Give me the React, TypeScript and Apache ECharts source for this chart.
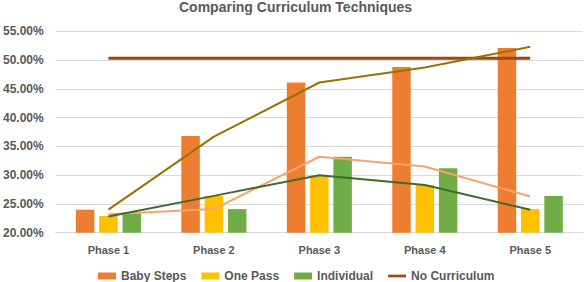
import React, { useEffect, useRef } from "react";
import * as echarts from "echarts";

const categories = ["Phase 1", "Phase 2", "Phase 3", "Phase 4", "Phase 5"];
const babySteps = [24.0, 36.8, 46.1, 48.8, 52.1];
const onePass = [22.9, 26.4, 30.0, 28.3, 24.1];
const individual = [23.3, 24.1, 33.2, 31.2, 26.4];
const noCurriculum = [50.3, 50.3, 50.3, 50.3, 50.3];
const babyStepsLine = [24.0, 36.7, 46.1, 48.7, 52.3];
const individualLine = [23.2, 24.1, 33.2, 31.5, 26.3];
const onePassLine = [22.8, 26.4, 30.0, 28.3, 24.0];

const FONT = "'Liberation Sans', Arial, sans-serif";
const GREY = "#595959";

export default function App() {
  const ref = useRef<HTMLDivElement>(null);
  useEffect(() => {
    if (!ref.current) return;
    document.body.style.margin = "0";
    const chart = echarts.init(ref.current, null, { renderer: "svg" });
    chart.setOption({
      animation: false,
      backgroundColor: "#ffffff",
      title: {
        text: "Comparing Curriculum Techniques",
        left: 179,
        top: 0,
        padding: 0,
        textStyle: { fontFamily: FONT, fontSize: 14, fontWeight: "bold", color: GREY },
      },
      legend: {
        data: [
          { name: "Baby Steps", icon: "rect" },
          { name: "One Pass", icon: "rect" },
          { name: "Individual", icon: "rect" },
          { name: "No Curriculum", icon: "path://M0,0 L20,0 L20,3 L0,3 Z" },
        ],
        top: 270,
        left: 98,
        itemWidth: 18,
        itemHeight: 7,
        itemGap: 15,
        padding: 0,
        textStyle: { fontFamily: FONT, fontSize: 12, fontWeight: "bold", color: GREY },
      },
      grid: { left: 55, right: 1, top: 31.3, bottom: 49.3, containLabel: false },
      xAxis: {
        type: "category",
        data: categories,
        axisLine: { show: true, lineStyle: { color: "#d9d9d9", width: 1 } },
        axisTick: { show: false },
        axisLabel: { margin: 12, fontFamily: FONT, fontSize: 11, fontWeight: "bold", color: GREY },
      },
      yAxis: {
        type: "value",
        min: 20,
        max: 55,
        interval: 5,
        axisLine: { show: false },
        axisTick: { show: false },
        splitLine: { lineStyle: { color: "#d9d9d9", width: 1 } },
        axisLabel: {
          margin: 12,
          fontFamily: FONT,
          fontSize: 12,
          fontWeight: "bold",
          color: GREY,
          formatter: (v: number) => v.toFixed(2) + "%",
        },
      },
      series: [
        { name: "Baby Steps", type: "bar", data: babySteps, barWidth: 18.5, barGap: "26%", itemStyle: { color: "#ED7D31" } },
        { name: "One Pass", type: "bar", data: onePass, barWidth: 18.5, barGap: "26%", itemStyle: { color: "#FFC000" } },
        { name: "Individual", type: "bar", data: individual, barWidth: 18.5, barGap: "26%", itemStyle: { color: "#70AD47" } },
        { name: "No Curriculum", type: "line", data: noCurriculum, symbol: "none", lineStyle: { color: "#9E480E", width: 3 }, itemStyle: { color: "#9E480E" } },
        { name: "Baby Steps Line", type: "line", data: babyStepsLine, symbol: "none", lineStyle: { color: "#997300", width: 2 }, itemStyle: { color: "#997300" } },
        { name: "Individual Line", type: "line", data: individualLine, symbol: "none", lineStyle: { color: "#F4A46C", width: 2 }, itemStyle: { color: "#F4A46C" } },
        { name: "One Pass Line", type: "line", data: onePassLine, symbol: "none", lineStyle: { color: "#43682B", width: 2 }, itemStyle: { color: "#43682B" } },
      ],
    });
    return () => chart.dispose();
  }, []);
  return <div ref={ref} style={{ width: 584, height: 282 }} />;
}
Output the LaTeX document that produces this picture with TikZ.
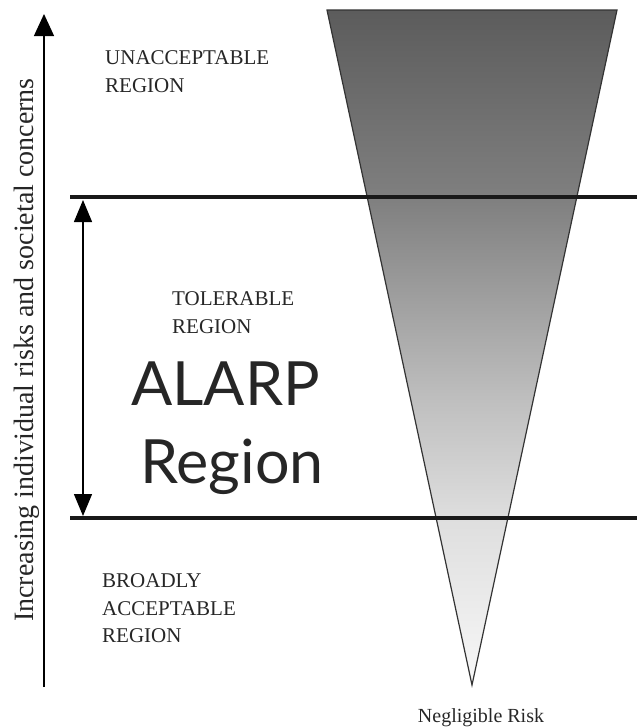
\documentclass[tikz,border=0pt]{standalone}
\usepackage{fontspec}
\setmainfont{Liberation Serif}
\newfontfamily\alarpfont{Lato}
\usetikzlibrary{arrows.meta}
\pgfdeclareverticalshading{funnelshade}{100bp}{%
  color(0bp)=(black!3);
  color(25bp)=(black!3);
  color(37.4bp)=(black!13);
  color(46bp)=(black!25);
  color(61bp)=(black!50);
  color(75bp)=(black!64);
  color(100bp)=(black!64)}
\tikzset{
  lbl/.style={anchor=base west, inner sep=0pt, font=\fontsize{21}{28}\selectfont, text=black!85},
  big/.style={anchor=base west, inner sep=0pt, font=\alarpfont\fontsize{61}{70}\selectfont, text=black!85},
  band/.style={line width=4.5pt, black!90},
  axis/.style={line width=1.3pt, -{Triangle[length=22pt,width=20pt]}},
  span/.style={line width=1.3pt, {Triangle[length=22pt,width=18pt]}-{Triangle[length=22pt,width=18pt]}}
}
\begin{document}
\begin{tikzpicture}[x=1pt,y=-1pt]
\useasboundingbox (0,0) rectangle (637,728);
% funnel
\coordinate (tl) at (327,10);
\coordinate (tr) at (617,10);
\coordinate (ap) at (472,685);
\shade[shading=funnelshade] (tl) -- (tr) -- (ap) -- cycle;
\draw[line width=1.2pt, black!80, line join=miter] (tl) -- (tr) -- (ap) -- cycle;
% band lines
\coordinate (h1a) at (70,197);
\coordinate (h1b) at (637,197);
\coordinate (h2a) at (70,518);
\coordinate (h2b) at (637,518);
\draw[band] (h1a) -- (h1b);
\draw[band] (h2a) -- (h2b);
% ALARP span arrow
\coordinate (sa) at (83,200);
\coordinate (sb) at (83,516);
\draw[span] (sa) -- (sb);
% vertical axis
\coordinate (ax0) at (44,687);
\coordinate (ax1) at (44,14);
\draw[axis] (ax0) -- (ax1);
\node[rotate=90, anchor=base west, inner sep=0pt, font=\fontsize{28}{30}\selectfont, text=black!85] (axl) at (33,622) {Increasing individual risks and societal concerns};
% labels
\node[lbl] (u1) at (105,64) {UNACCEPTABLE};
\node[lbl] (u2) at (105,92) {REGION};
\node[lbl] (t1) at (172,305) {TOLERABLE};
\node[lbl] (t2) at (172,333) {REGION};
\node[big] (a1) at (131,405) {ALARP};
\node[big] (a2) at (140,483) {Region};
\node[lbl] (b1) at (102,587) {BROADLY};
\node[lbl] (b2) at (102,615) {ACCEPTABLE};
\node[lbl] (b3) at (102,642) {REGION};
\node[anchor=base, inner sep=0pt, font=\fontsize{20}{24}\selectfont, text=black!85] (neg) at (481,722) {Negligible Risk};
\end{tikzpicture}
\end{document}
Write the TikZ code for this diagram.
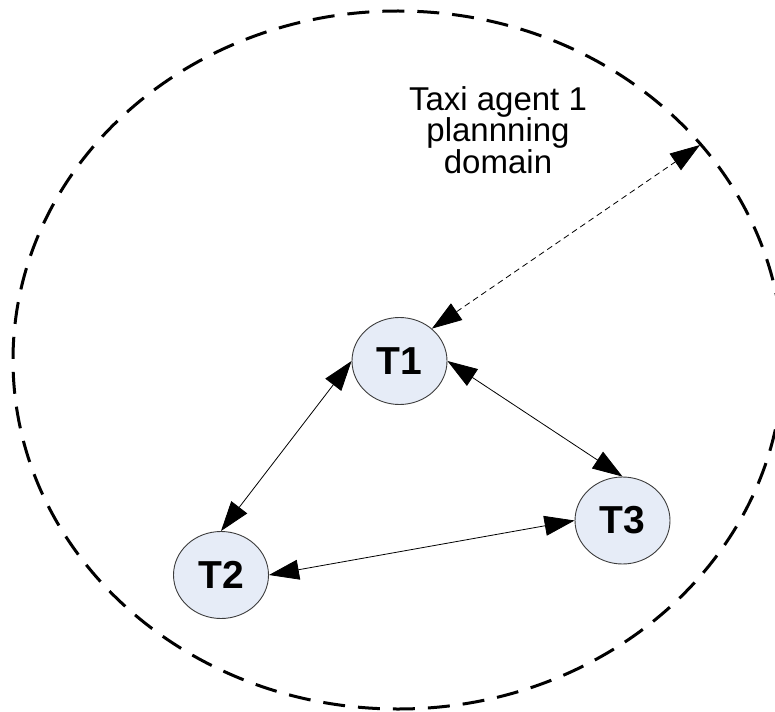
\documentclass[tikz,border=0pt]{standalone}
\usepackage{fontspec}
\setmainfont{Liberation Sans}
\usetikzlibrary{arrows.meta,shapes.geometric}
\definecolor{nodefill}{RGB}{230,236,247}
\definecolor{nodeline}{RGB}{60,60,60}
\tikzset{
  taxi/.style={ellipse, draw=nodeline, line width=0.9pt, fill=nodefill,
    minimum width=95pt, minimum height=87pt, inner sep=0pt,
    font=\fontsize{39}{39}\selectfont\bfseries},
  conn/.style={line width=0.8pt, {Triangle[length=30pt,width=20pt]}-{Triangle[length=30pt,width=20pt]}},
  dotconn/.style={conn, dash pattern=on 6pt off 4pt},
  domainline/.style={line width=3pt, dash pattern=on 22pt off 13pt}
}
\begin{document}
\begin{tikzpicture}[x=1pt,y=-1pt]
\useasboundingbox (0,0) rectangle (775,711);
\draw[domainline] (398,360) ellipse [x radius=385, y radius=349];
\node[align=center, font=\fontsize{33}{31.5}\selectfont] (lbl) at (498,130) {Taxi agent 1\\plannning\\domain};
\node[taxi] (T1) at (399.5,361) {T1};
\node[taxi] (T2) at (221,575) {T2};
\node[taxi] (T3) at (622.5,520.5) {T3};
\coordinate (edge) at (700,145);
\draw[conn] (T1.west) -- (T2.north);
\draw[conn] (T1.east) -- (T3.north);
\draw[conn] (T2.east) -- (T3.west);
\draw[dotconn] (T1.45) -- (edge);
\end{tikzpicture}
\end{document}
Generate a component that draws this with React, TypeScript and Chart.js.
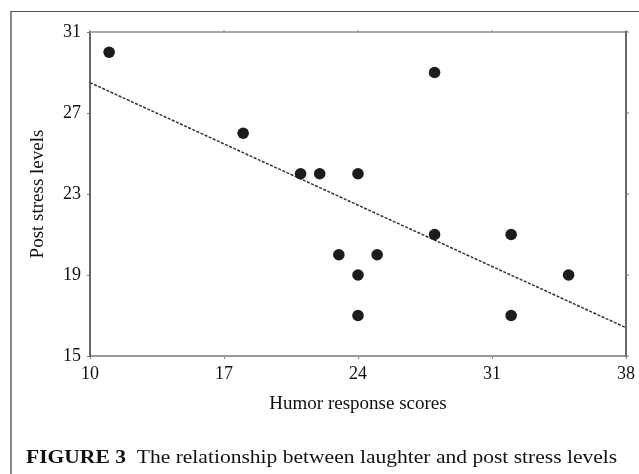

━━━━━━━━━━━━━━━━━━━━

Pictures excluded, repeat exactly the lines from the top of the material through the line with "import * as", including both of those lines.

Give me the React, TypeScript and Apache ECharts source for this chart.
import React, { useEffect, useRef } from "react";
import * as echarts from "echarts";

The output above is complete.